● Aim: Repeat exactly and only the lines from the line containing "Generate a web" through the line containing "let chart_height = 312;", both included.

--- The input ---

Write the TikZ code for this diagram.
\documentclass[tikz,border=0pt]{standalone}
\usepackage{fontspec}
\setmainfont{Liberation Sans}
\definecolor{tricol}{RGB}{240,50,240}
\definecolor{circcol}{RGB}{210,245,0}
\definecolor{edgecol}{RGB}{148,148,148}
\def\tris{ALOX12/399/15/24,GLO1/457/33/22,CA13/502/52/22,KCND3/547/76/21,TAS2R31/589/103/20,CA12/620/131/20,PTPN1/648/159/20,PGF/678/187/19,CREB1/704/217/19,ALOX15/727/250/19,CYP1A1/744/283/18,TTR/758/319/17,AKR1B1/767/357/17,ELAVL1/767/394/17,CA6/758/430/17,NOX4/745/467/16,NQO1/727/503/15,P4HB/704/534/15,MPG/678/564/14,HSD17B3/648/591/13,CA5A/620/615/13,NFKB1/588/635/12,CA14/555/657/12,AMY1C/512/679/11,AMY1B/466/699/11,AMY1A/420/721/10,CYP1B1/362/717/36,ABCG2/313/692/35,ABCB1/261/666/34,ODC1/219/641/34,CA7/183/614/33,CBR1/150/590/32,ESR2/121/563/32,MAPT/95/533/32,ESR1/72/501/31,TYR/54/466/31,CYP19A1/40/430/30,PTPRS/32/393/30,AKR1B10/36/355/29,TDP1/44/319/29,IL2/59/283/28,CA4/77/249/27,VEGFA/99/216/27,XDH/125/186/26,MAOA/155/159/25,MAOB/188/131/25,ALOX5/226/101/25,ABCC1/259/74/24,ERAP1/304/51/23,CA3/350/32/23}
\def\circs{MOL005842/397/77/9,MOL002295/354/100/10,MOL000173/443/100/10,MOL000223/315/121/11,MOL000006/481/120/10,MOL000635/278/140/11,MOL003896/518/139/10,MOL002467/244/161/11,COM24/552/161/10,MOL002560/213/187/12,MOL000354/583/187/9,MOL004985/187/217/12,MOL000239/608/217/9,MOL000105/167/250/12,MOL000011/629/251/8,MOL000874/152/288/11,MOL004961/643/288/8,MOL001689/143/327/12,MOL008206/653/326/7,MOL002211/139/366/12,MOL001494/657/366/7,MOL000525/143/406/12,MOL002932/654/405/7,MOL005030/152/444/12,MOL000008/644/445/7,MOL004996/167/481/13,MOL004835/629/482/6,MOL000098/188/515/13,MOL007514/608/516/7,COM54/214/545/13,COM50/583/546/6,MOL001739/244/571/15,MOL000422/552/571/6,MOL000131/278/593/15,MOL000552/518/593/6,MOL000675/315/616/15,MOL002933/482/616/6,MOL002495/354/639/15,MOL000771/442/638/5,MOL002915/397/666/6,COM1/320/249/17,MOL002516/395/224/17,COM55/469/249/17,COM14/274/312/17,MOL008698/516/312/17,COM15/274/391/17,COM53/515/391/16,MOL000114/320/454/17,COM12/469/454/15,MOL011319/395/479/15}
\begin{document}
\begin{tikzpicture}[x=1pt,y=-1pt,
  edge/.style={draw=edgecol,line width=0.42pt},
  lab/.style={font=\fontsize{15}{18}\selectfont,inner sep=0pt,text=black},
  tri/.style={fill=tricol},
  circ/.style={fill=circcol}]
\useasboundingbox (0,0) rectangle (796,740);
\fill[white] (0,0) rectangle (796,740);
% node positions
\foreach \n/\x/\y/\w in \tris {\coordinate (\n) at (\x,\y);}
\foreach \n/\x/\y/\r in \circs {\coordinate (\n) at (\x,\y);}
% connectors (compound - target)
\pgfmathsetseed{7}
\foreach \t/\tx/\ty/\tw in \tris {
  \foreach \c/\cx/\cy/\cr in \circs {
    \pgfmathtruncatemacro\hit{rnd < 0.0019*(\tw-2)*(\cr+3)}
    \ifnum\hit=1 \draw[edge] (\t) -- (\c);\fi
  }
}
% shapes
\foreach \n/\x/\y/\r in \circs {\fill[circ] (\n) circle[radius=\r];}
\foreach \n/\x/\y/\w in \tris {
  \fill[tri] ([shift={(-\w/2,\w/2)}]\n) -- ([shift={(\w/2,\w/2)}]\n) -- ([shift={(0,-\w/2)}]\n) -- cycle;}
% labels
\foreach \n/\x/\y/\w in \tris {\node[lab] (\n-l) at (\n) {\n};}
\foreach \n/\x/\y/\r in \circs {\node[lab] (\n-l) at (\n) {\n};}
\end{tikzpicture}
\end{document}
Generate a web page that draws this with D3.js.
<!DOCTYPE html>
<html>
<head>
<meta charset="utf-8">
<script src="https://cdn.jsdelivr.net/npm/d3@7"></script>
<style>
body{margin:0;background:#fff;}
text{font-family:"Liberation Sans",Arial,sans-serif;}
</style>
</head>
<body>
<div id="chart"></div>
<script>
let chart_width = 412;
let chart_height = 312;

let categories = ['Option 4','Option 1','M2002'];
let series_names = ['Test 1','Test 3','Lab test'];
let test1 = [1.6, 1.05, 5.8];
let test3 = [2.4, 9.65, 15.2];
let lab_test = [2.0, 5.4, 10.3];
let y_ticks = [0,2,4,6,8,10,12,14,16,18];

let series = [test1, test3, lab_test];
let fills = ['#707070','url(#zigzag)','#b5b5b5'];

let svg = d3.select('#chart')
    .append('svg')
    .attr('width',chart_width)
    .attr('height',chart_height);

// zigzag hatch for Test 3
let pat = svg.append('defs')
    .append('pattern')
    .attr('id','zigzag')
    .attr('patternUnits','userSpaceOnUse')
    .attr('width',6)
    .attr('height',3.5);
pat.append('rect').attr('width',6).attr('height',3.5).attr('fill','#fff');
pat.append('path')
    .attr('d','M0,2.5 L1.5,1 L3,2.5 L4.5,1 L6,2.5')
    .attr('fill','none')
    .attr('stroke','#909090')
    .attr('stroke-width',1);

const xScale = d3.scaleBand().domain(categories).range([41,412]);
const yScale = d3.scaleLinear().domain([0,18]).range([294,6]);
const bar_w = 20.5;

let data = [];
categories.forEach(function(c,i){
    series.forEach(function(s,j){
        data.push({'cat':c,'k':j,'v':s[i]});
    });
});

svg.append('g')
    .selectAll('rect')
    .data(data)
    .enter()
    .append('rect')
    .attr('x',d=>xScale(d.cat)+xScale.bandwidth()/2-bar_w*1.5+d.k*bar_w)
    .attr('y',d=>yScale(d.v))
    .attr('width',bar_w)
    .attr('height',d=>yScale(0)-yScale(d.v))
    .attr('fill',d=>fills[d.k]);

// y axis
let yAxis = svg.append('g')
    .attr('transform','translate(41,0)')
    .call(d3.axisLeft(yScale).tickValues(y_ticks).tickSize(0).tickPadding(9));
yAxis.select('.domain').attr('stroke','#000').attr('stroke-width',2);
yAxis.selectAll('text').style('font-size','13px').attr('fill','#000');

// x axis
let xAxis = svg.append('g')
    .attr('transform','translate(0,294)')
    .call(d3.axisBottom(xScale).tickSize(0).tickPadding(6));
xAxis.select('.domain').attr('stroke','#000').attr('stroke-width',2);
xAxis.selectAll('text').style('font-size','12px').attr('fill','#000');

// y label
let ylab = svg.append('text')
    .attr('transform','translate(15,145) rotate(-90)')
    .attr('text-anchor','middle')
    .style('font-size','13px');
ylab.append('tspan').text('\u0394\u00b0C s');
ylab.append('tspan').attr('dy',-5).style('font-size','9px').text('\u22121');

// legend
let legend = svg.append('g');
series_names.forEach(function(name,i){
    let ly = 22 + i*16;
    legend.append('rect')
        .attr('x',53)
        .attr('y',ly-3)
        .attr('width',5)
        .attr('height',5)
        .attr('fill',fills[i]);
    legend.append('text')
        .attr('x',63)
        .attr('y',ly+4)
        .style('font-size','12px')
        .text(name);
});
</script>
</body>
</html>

---
--- The input ---

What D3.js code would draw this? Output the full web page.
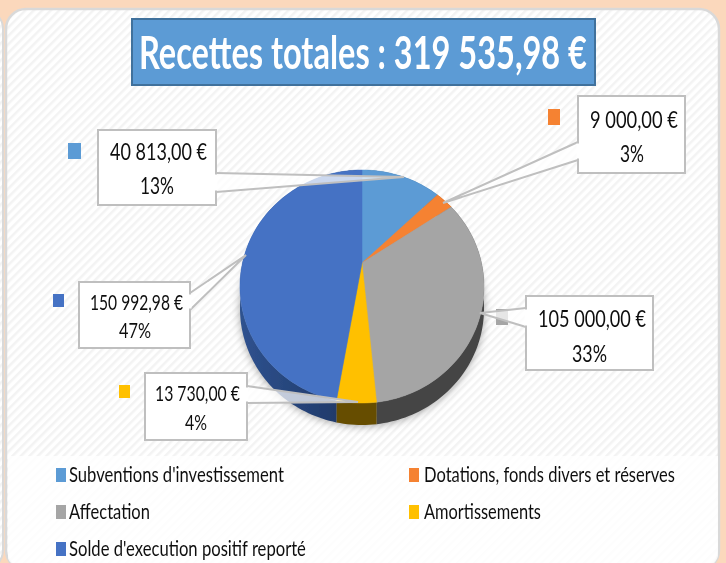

---

● Response to this task:
Generate a web page that draws this with D3.js.
<!DOCTYPE html>
<html>
<head>
<meta charset="utf-8">
<script src="https://cdn.jsdelivr.net/npm/d3@7"></script>
<style>
body{margin:0;background:#fff;}
text{font-family:"Liberation Sans",Arial,sans-serif;}
</style>
</head>
<body>
<div id="chart"></div>
<script>
let chart_width = 412;
let chart_height = 312;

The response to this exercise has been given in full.